▶ [Data provided]
-- start --

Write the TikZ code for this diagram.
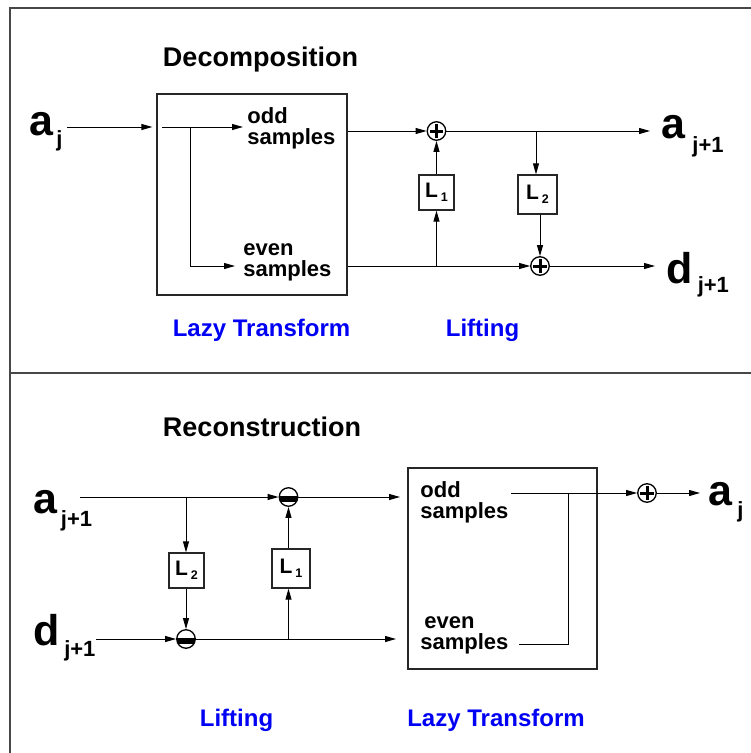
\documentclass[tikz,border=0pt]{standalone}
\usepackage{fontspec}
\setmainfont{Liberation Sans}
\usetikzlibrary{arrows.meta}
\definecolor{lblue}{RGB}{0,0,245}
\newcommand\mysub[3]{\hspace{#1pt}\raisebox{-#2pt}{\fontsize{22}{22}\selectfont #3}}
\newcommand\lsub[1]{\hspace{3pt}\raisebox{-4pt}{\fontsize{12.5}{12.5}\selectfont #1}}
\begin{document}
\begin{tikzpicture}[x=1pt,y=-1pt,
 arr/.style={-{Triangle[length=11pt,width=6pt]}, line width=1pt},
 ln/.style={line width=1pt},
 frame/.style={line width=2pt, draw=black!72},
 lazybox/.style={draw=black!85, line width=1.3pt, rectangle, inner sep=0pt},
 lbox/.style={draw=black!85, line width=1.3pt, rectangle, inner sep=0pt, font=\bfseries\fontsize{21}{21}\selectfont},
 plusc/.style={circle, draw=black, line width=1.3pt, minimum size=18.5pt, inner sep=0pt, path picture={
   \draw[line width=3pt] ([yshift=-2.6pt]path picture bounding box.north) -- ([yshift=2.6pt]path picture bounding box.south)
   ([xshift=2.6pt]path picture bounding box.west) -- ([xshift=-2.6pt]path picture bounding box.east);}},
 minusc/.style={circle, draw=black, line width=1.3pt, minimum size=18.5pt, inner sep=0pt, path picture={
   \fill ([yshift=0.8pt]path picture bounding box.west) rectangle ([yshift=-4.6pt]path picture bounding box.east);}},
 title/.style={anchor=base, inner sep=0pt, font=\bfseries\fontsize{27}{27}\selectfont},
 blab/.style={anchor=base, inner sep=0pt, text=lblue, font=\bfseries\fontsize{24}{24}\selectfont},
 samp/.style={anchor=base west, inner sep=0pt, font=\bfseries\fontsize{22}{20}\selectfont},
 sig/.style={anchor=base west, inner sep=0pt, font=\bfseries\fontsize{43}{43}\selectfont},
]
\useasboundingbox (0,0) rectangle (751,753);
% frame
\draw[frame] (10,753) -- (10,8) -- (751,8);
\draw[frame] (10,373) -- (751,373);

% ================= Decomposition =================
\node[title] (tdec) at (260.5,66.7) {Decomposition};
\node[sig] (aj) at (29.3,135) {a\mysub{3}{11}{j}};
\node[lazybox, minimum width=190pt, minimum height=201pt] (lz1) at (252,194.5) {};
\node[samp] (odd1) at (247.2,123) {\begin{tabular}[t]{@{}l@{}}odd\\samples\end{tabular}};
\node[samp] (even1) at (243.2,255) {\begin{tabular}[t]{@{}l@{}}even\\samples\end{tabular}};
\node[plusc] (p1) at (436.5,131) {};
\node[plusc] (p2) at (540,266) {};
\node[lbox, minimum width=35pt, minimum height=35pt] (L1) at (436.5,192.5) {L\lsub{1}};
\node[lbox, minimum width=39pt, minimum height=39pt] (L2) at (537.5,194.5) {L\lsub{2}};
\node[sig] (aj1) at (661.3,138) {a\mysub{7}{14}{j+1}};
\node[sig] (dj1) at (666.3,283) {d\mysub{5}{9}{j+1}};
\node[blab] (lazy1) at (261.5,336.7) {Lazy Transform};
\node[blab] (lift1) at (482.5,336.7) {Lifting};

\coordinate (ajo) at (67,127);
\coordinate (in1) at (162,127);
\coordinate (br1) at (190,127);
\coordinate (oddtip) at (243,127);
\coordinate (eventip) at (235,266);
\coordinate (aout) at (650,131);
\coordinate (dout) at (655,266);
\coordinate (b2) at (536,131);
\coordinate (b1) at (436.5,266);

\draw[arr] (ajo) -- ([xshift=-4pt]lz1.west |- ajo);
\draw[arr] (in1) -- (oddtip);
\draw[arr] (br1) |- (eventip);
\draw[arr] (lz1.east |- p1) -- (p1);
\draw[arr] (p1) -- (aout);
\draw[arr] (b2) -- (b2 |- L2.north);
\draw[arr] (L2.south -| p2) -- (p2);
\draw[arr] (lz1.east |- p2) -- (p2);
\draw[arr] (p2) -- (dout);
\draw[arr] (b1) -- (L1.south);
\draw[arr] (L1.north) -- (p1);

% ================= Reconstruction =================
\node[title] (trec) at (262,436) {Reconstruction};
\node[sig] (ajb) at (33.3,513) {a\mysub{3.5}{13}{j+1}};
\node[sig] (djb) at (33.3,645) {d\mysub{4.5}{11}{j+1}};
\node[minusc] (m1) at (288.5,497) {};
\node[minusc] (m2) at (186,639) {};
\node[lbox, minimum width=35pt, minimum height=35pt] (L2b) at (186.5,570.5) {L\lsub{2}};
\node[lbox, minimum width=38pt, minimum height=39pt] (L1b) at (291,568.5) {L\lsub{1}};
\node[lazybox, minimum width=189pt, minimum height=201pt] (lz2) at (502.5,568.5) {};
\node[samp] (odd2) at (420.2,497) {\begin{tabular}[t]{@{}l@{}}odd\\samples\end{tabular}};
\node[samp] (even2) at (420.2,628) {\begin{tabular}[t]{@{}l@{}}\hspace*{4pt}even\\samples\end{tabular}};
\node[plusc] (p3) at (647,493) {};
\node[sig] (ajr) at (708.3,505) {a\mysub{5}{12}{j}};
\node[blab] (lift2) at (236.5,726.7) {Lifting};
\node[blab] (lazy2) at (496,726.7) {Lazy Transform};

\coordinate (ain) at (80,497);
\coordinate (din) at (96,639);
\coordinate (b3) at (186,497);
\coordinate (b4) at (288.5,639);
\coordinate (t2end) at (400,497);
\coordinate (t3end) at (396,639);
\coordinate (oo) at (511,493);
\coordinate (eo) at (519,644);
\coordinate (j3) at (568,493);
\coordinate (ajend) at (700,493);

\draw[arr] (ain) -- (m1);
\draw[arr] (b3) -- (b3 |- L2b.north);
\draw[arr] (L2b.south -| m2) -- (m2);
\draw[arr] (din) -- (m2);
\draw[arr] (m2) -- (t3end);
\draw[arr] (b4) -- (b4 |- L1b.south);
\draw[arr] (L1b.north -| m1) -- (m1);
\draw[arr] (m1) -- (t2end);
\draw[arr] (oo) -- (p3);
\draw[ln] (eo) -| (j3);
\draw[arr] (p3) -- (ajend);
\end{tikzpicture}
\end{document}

-- end --

▶ [Task to complete] The listing above needs to be output again exactly. Don't include the pictures.

▶ [Response]
Write the TikZ code for this diagram.
\documentclass[tikz,border=0pt]{standalone}
\usepackage{fontspec}
\setmainfont{Liberation Sans}
\usetikzlibrary{arrows.meta}
\definecolor{lblue}{RGB}{0,0,245}
\newcommand\mysub[3]{\hspace{#1pt}\raisebox{-#2pt}{\fontsize{22}{22}\selectfont #3}}
\newcommand\lsub[1]{\hspace{3pt}\raisebox{-4pt}{\fontsize{12.5}{12.5}\selectfont #1}}
\begin{document}
\begin{tikzpicture}[x=1pt,y=-1pt,
 arr/.style={-{Triangle[length=11pt,width=6pt]}, line width=1pt},
 ln/.style={line width=1pt},
 frame/.style={line width=2pt, draw=black!72},
 lazybox/.style={draw=black!85, line width=1.3pt, rectangle, inner sep=0pt},
 lbox/.style={draw=black!85, line width=1.3pt, rectangle, inner sep=0pt, font=\bfseries\fontsize{21}{21}\selectfont},
 plusc/.style={circle, draw=black, line width=1.3pt, minimum size=18.5pt, inner sep=0pt, path picture={
   \draw[line width=3pt] ([yshift=-2.6pt]path picture bounding box.north) -- ([yshift=2.6pt]path picture bounding box.south)
   ([xshift=2.6pt]path picture bounding box.west) -- ([xshift=-2.6pt]path picture bounding box.east);}},
 minusc/.style={circle, draw=black, line width=1.3pt, minimum size=18.5pt, inner sep=0pt, path picture={
   \fill ([yshift=0.8pt]path picture bounding box.west) rectangle ([yshift=-4.6pt]path picture bounding box.east);}},
 title/.style={anchor=base, inner sep=0pt, font=\bfseries\fontsize{27}{27}\selectfont},
 blab/.style={anchor=base, inner sep=0pt, text=lblue, font=\bfseries\fontsize{24}{24}\selectfont},
 samp/.style={anchor=base west, inner sep=0pt, font=\bfseries\fontsize{22}{20}\selectfont},
 sig/.style={anchor=base west, inner sep=0pt, font=\bfseries\fontsize{43}{43}\selectfont},
]
\useasboundingbox (0,0) rectangle (751,753);
% frame
\draw[frame] (10,753) -- (10,8) -- (751,8);
\draw[frame] (10,373) -- (751,373);

% ================= Decomposition =================
\node[title] (tdec) at (260.5,66.7) {Decomposition};
\node[sig] (aj) at (29.3,135) {a\mysub{3}{11}{j}};
\node[lazybox, minimum width=190pt, minimum height=201pt] (lz1) at (252,194.5) {};
\node[samp] (odd1) at (247.2,123) {\begin{tabular}[t]{@{}l@{}}odd\\samples\end{tabular}};
\node[samp] (even1) at (243.2,255) {\begin{tabular}[t]{@{}l@{}}even\\samples\end{tabular}};
\node[plusc] (p1) at (436.5,131) {};
\node[plusc] (p2) at (540,266) {};
\node[lbox, minimum width=35pt, minimum height=35pt] (L1) at (436.5,192.5) {L\lsub{1}};
\node[lbox, minimum width=39pt, minimum height=39pt] (L2) at (537.5,194.5) {L\lsub{2}};
\node[sig] (aj1) at (661.3,138) {a\mysub{7}{14}{j+1}};
\node[sig] (dj1) at (666.3,283) {d\mysub{5}{9}{j+1}};
\node[blab] (lazy1) at (261.5,336.7) {Lazy Transform};
\node[blab] (lift1) at (482.5,336.7) {Lifting};

\coordinate (ajo) at (67,127);
\coordinate (in1) at (162,127);
\coordinate (br1) at (190,127);
\coordinate (oddtip) at (243,127);
\coordinate (eventip) at (235,266);
\coordinate (aout) at (650,131);
\coordinate (dout) at (655,266);
\coordinate (b2) at (536,131);
\coordinate (b1) at (436.5,266);

\draw[arr] (ajo) -- ([xshift=-4pt]lz1.west |- ajo);
\draw[arr] (in1) -- (oddtip);
\draw[arr] (br1) |- (eventip);
\draw[arr] (lz1.east |- p1) -- (p1);
\draw[arr] (p1) -- (aout);
\draw[arr] (b2) -- (b2 |- L2.north);
\draw[arr] (L2.south -| p2) -- (p2);
\draw[arr] (lz1.east |- p2) -- (p2);
\draw[arr] (p2) -- (dout);
\draw[arr] (b1) -- (L1.south);
\draw[arr] (L1.north) -- (p1);

% ================= Reconstruction =================
\node[title] (trec) at (262,436) {Reconstruction};
\node[sig] (ajb) at (33.3,513) {a\mysub{3.5}{13}{j+1}};
\node[sig] (djb) at (33.3,645) {d\mysub{4.5}{11}{j+1}};
\node[minusc] (m1) at (288.5,497) {};
\node[minusc] (m2) at (186,639) {};
\node[lbox, minimum width=35pt, minimum height=35pt] (L2b) at (186.5,570.5) {L\lsub{2}};
\node[lbox, minimum width=38pt, minimum height=39pt] (L1b) at (291,568.5) {L\lsub{1}};
\node[lazybox, minimum width=189pt, minimum height=201pt] (lz2) at (502.5,568.5) {};
\node[samp] (odd2) at (420.2,497) {\begin{tabular}[t]{@{}l@{}}odd\\samples\end{tabular}};
\node[samp] (even2) at (420.2,628) {\begin{tabular}[t]{@{}l@{}}\hspace*{4pt}even\\samples\end{tabular}};
\node[plusc] (p3) at (647,493) {};
\node[sig] (ajr) at (708.3,505) {a\mysub{5}{12}{j}};
\node[blab] (lift2) at (236.5,726.7) {Lifting};
\node[blab] (lazy2) at (496,726.7) {Lazy Transform};

\coordinate (ain) at (80,497);
\coordinate (din) at (96,639);
\coordinate (b3) at (186,497);
\coordinate (b4) at (288.5,639);
\coordinate (t2end) at (400,497);
\coordinate (t3end) at (396,639);
\coordinate (oo) at (511,493);
\coordinate (eo) at (519,644);
\coordinate (j3) at (568,493);
\coordinate (ajend) at (700,493);

\draw[arr] (ain) -- (m1);
\draw[arr] (b3) -- (b3 |- L2b.north);
\draw[arr] (L2b.south -| m2) -- (m2);
\draw[arr] (din) -- (m2);
\draw[arr] (m2) -- (t3end);
\draw[arr] (b4) -- (b4 |- L1b.south);
\draw[arr] (L1b.north -| m1) -- (m1);
\draw[arr] (m1) -- (t2end);
\draw[arr] (oo) -- (p3);
\draw[ln] (eo) -| (j3);
\draw[arr] (p3) -- (ajend);
\end{tikzpicture}
\end{document}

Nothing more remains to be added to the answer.